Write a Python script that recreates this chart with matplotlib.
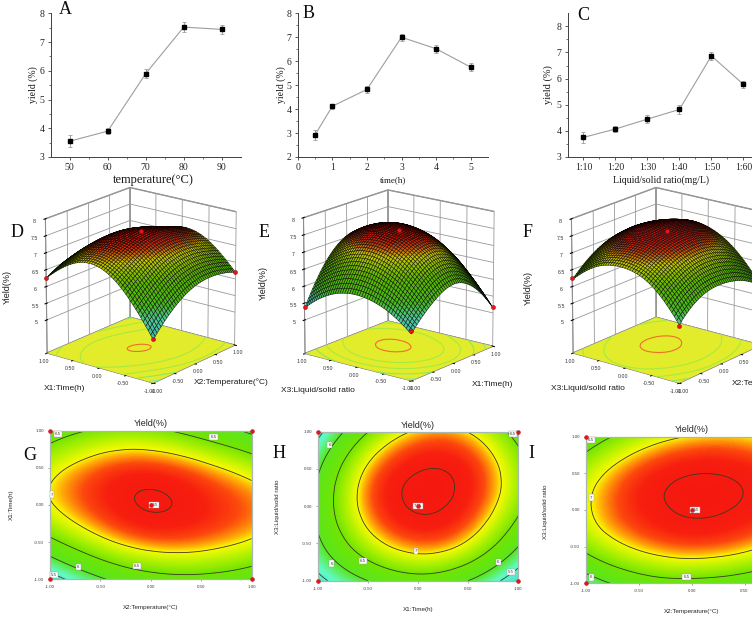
import numpy as np
import matplotlib
matplotlib.use('Agg')
import matplotlib.pyplot as plt
import matplotlib.tri as mtri
from matplotlib.colors import LinearSegmentedColormap, Normalize
from matplotlib.patches import Rectangle

W, H = 756, 620

# line charts
temp = [50, 60, 70, 80, 90]
temp_yield = [3.55, 3.9, 5.9, 7.52, 7.44]
temp_err = [0.2, 0.1, 0.15, 0.17, 0.16]

time_h = [0.5, 1, 2, 3, 4, 5]
time_yield = [2.92, 4.12, 4.82, 7.0, 6.52, 5.75]
time_err = [0.2, 0.1, 0.15, 0.15, 0.17, 0.17]

ratio_labels = ['1:10', '1:20', '1:30', '1:40', '1:50', '1:60']
ratio_yield = [3.75, 4.07, 4.45, 4.82, 6.87, 5.78]
ratio_err = [0.2, 0.1, 0.15, 0.17, 0.16, 0.13]

# response surfaces, rows are y = -1..1, columns x = -1..1
coded = [-1, -0.5, 0, 0.5, 1]
yield_x2_x1 = [[5.27, 5.94, 6.31, 6.37, 6.20],
               [6.38, 6.89, 7.17, 7.15, 6.95],
               [6.97, 7.33, 7.52, 7.40, 7.18],
               [6.87, 7.20, 7.30, 7.11, 6.80],
               [6.25, 6.56, 6.58, 6.30, 5.90]]
yield_x1_x3 = [[5.35, 6.00, 6.31, 6.00, 5.15],
               [5.90, 6.81, 7.19, 6.94, 6.06],
               [6.10, 7.16, 7.53, 7.35, 6.60],
               [5.93, 7.05, 7.48, 7.37, 6.68],
               [5.35, 6.49, 7.05, 6.99, 6.30]]
yield_x2_x3 = [[5.70, 6.24, 6.36, 6.21, 5.78],
               [6.62, 7.06, 7.22, 7.10, 6.71],
               [6.94, 7.37, 7.53, 7.46, 7.18],
               [6.80, 7.28, 7.49, 7.44, 7.20],
               [6.20, 6.75, 7.02, 7.02, 6.75]]
levels = [5.5, 6, 6.5, 7, 7.5]

# design points x, y, z
points_d = [[-1, 1, 6.25], [-1, -1, 5.3], [1, -1, 6.2], [0, 0, 7.55]]
points_e = [[-1, 1, 5.38], [-1, -1, 5.44], [1, -1, 5.17], [0, 0, 7.55]]
points_f = [[-1, 1, 6.25], [-1, -1, 5.66], [1, -1, 5.8], [0, 0, 7.55]]

labels_g = [(-0.92, 0.96, '6.5'), (0.62, 0.92, '6.5'), (-0.98, 0.14, '7'), (0.03, 0, '7.55'),
            (-0.72, -0.83, '6'), (-0.14, -0.82, '6.5'), (-0.96, -0.94, '5.5')]
labels_h = [(-0.88, 0.82, '6'), (0.95, 0.97, '6.5'), (0, 0, '7.55'), (-0.02, -0.6, '7'),
            (-0.86, -0.77, '6'), (-0.55, -0.74, '6.5'), (0.8, -0.75, '6'), (0.93, -0.88, '5.5')]
labels_i = [(-0.95, 0.95, '6.5'), (-0.95, 0.17, '7'), (0.03, 0, '7.55'),
            (-0.95, -0.92, '6'), (-0.05, -0.91, '6.5')]

SERIF = ['Liberation Serif', 'DejaVu Serif']
SANS = ['Liberation Sans', 'DejaVu Sans']

cmap = LinearSegmentedColormap.from_list('rsm', [
    (0.0, (0.25, 0.85, 0.85)),
    (0.23, (0.38, 0.98, 0.78)),
    (0.38, (0.35, 0.90, 0.12)),
    (0.58, (0.45, 0.90, 0.0)),
    (0.69, (0.72, 0.95, 0.0)),
    (0.77, (0.98, 0.98, 0.0)),
    (0.81, (1.0, 0.66, 0.03)),
    (0.865, (0.99, 0.28, 0.05)),
    (0.92, (0.97, 0.12, 0.06)),
    (1.0, (0.96, 0.09, 0.06))])
norm = Normalize(5.0, 7.6)


def px_rect(l, t, r, b):
    return [l / W, 1 - b / H, (r - l) / W, (b - t) / H]


def put(x, y, s, **kw):
    fig.text(x / W, 1 - y / H, s, ha='center', va='center', **kw)


def fine_grid(values, n=60):
    # the library's cubic interpolator gives the smooth surface from the read grid
    gx, gy = np.meshgrid(coded, coded)
    tri = mtri.Triangulation(gx.ravel(), gy.ravel())
    interp = mtri.CubicTriInterpolator(tri, np.array(values, dtype=float).ravel(), kind='min_E')
    s = np.linspace(-0.9999, 0.9999, n)
    xx, yy = np.meshgrid(s, s)
    return xx, yy, np.ma.filled(interp(xx, yy), 5.0)


def line_panel(rect, x, y, err, xlim, ylim, xticks, yticks, xminor, yminor):
    ax = fig.add_axes(px_rect(*rect))
    ax.errorbar(x, y, yerr=err, color='0.62', lw=0.8, elinewidth=0.7, capsize=1.5, capthick=0.6,
                marker='s', ms=3.2, mfc='k', mec='k', zorder=3)
    ax.set_xlim(xlim)
    ax.set_ylim(ylim)
    ax.set_xticks(xticks)
    ax.set_yticks(yticks)
    ax.set_xticks(xminor, minor=True)
    ax.set_yticks(yminor, minor=True)
    ax.spines[['top', 'right']].set_visible(False)
    ax.spines[['left', 'bottom']].set_linewidth(0.7)
    ax.spines[['left', 'bottom']].set_color('0.25')
    ax.tick_params(length=2.5, width=0.6, labelsize=7, pad=2, color='0.25', labelcolor='0.15')
    ax.tick_params(which='minor', length=1.3, width=0.5, color='0.25')
    for t in ax.get_xticklabels() + ax.get_yticklabels():
        t.set_family(SERIF)
    return ax


def surface_panel(rect, values, points, elev, azim):
    ax = fig.add_axes(px_rect(*rect), projection='3d')
    ax.patch.set_alpha(0)
    ax.computed_zorder = False
    ax.set_proj_type('persp', focal_length=2)
    ax.view_init(elev=elev, azim=azim)
    ax.set_box_aspect((1, 1, 1.05), zoom=0.96)
    xx, yy, zz = fine_grid(values, 45)
    ax.plot_surface(np.array([[-1, 1], [-1, 1]]), np.array([[-1, -1], [1, 1]]), np.full((2, 2), 4.0),
                    color='#E3EC2A', shade=False, zorder=1)
    for lev, col in zip(levels, ['#7FE8A0', '#8CE860', '#A6EA40', '#A6EA40', '#EE7028']):
        ax.contour(xx, yy, zz, levels=[lev], zdir='z', offset=4, colors=col, linewidths=0.8, zorder=2)
    faces = cmap(norm(zz))
    faces[:, :, :3] *= 0.8
    ax.plot_surface(xx, yy, zz, rcount=45, ccount=45, facecolors=faces, edgecolor=(0, 0, 0, 0.9),
                    linewidth=0.35, shade=False, zorder=3)
    pts = np.array(points)
    ax.scatter(pts[:, 0], pts[:, 1], pts[:, 2], s=9, c='#E8141C', edgecolors='#801010', linewidths=0.3,
               depthshade=False, zorder=5)
    ax.set_xlim(-1, 1, view_margin=0)
    ax.set_ylim(-1, 1, view_margin=0)
    ax.set_zlim(4, 8, view_margin=0)
    ax.set_xticks(coded)
    ax.set_yticks(coded)
    ax.set_zticks([5, 5.5, 6, 6.5, 7, 7.5, 8])
    ax.set_xticklabels(['%.2f' % c for c in coded])
    ax.set_yticklabels(['%.2f' % c for c in coded])
    ax.set_zticklabels(['5', '5.5', '6', '6.5', '7', '7.5', '8'])
    ax.tick_params(labelsize=3.8, length=0, labelcolor='0.2')
    ax.tick_params(axis='x', pad=-5)
    ax.tick_params(axis='y', pad=-5)
    ax.tick_params(axis='z', pad=-3)
    ax.zaxis.set_ticks_position('upper')
    for axis in (ax.xaxis, ax.yaxis, ax.zaxis):
        axis.set_pane_color('white')
        axis.pane.set_edgecolor('0.55')
        axis._axinfo['grid'].update(color='0.6', linewidth=0.6)
        axis.line.set_color('0.55')
        for t in axis.get_ticklabels():
            t.set_family(SANS)
    return ax


def contour_panel(rect, values, labels):
    ax = fig.add_axes(px_rect(*rect))
    xx, yy, zz = fine_grid(values, 200)
    ax.imshow(zz, extent=(-1, 1, -1, 1), origin='lower', cmap=cmap, norm=norm, aspect='auto', interpolation='bilinear')
    ax.contour(xx, yy, zz, levels=levels, colors='#3A3A20', linewidths=0.6)
    for x, y, s in labels:
        ax.text(x, y, s, fontsize=3.2, ha='center', va='center', family=SANS, color='0.2', zorder=6,
                bbox=dict(boxstyle='square,pad=0.25', fc='white', ec='0.6', lw=0.3))
    ax.plot([-1, -1, 1, 1, 0], [-1, 1, -1, 1, 0], ls='', marker='o', ms=2.8, mfc='#E8141C', mec='#A01010',
            mew=0.3, clip_on=False, zorder=7)
    ax.set_xlim(-1, 1)
    ax.set_ylim(-1, 1)
    ax.set_xticks(coded)
    ax.set_yticks(coded)
    ax.set_xticklabels(['%.2f' % c for c in coded])
    ax.set_yticklabels(['%.2f' % c for c in coded])
    ax.tick_params(labelsize=3.2, length=1.2, width=0.4, pad=3, labelcolor='0.25', color='0.4')
    for t in ax.get_xticklabels() + ax.get_yticklabels():
        t.set_family(SANS)
    for s in ax.spines.values():
        s.set_color('#A8B8B0')
        s.set_linewidth(0.9)
    return ax


fig = plt.figure(figsize=(W / 100, H / 100), dpi=100, facecolor='white')

# A, B, C
line_panel((50.7, 13.3, 240.7, 157), temp, temp_yield, temp_err, (45, 95), (3, 8),
           temp, range(3, 9), [55, 65, 75, 85], np.arange(3.5, 8, 1))
line_panel((297.7, 13.3, 488, 157), time_h, time_yield, time_err, (0, 5.5), (2, 8),
           range(0, 6), range(2, 9), [0.5, 1.5, 2.5, 3.5, 4.5], np.arange(2.5, 8, 1))
ax_c = line_panel((567.7, 13.3, 759.7, 157), range(6), ratio_yield, ratio_err, (-0.49, 5.51), (3, 8.5),
                  range(6), range(3, 9), [0.5, 1.5, 2.5, 3.5, 4.5], np.arange(3.5, 8.5, 1))
ax_c.set_xticklabels(ratio_labels, family=SERIF)

put(153, 180, 'temperature(°C)', family=SERIF, fontsize=9, color='0.1')
put(33, 85, 'yield (%)', family=SERIF, fontsize=7, rotation=90, color='0.1')
put(393, 180, 'time(h)', family=SERIF, fontsize=6.5, color='0.1')
put(281, 85, 'yield (%)', family=SERIF, fontsize=7, rotation=90, color='0.1')
put(661, 180, 'Liquid/solid ratio(mg/L)', family=SERIF, fontsize=7, color='0.1')
put(548, 85, 'yield (%)', family=SERIF, fontsize=7.5, rotation=90, color='0.1')

# D, E, F
surface_panel((18, 166, 258, 406), yield_x2_x1, points_d, 19, -142)
surface_panel((276, 166, 516, 406), yield_x1_x3, points_e, 17, -142)
surface_panel((544, 166, 784, 406), yield_x2_x3, points_f, 19, -142)

put(64, 389, 'X1:Time(h)', family=SANS, fontsize=6, color='0.1')
put(231, 382, 'X2:Temperature(°C)', family=SANS, fontsize=6, color='0.1')
put(7, 287, 'Yield(%)', family=SANS, fontsize=6.5, rotation=90, color='0.1')
put(318, 391, 'X3:Liquid/solid ratio', family=SANS, fontsize=6, color='0.1')
put(493, 384, 'X1:Time(h)', family=SANS, fontsize=6, color='0.1')
put(263, 283, 'Yield(%)', family=SANS, fontsize=6.5, rotation=90, color='0.1')
put(588, 389, 'X3:Liquid/solid ratio', family=SANS, fontsize=6, color='0.1')
put(769, 383, 'X2:Temperature(°C)', family=SANS, fontsize=6, color='0.1')
put(528, 288, 'Yield(%)', family=SANS, fontsize=6.5, rotation=90, color='0.1')

# G, H, I
contour_panel((50, 430.7, 251.7, 579.3), yield_x2_x1, labels_g)
contour_panel((317.7, 431.7, 518.3, 580.7), yield_x1_x3, labels_h)
contour_panel((586, 436.7, 797.4, 583.3), yield_x2_x3, labels_i)

put(151, 424, 'Yield(%)', family=SANS, fontsize=6.5, color='0.15')
put(418, 425, 'Yield(%)', family=SANS, fontsize=6.5, color='0.15')
put(692, 430, 'Yield(%)', family=SANS, fontsize=6.5, color='0.15')
put(11, 505, 'X1:Time(h)', family=SANS, fontsize=4.5, rotation=90, color='0.15')
put(151, 608, 'X2:Temperature(°C)', family=SANS, fontsize=4.5, color='0.15')
put(278, 507, 'X3:Liquid/solid ratio', family=SANS, fontsize=4.5, rotation=90, color='0.15')
put(418, 609, 'X1:Time(h)', family=SANS, fontsize=4.5, color='0.15')
put(545, 512, 'X3:Liquid/solid ratio', family=SANS, fontsize=4.5, rotation=90, color='0.15')
put(692, 612, 'X2:Temperature(°C)', family=SANS, fontsize=4.5, color='0.15')

for s, x, y in [('A', 65, 10), ('B', 309, 13), ('C', 583, 15), ('D', 17, 232), ('E', 264, 232),
                ('F', 528, 232), ('G', 30, 455), ('H', 279, 454), ('I', 531, 454)]:
    put(x, y, s, family=SERIF, fontsize=13, color='0.05')

# the picture stops a few pixels short of the right edge
fig.add_artist(Rectangle((752 / W, 0), 4 / W, 1, transform=fig.transFigure, fc='white', ec='none', zorder=50))

fig.savefig('out.png', dpi=100)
══════
- CHALLENGE
Copy nothing but the lines from the top of the data down to the line containing "levels = [5.5, 6, 6.5, 7, 7.5]", and leave the pictures out.

- OUTPUT OF THE TASK
Write a Python script that recreates this chart with matplotlib.
import numpy as np
import matplotlib
matplotlib.use('Agg')
import matplotlib.pyplot as plt
import matplotlib.tri as mtri
from matplotlib.colors import LinearSegmentedColormap, Normalize
from matplotlib.patches import Rectangle

W, H = 756, 620

# line charts
temp = [50, 60, 70, 80, 90]
temp_yield = [3.55, 3.9, 5.9, 7.52, 7.44]
temp_err = [0.2, 0.1, 0.15, 0.17, 0.16]

time_h = [0.5, 1, 2, 3, 4, 5]
time_yield = [2.92, 4.12, 4.82, 7.0, 6.52, 5.75]
time_err = [0.2, 0.1, 0.15, 0.15, 0.17, 0.17]

ratio_labels = ['1:10', '1:20', '1:30', '1:40', '1:50', '1:60']
ratio_yield = [3.75, 4.07, 4.45, 4.82, 6.87, 5.78]
ratio_err = [0.2, 0.1, 0.15, 0.17, 0.16, 0.13]

# response surfaces, rows are y = -1..1, columns x = -1..1
coded = [-1, -0.5, 0, 0.5, 1]
yield_x2_x1 = [[5.27, 5.94, 6.31, 6.37, 6.20],
               [6.38, 6.89, 7.17, 7.15, 6.95],
               [6.97, 7.33, 7.52, 7.40, 7.18],
               [6.87, 7.20, 7.30, 7.11, 6.80],
               [6.25, 6.56, 6.58, 6.30, 5.90]]
yield_x1_x3 = [[5.35, 6.00, 6.31, 6.00, 5.15],
               [5.90, 6.81, 7.19, 6.94, 6.06],
               [6.10, 7.16, 7.53, 7.35, 6.60],
               [5.93, 7.05, 7.48, 7.37, 6.68],
               [5.35, 6.49, 7.05, 6.99, 6.30]]
yield_x2_x3 = [[5.70, 6.24, 6.36, 6.21, 5.78],
               [6.62, 7.06, 7.22, 7.10, 6.71],
               [6.94, 7.37, 7.53, 7.46, 7.18],
               [6.80, 7.28, 7.49, 7.44, 7.20],
               [6.20, 6.75, 7.02, 7.02, 6.75]]
levels = [5.5, 6, 6.5, 7, 7.5]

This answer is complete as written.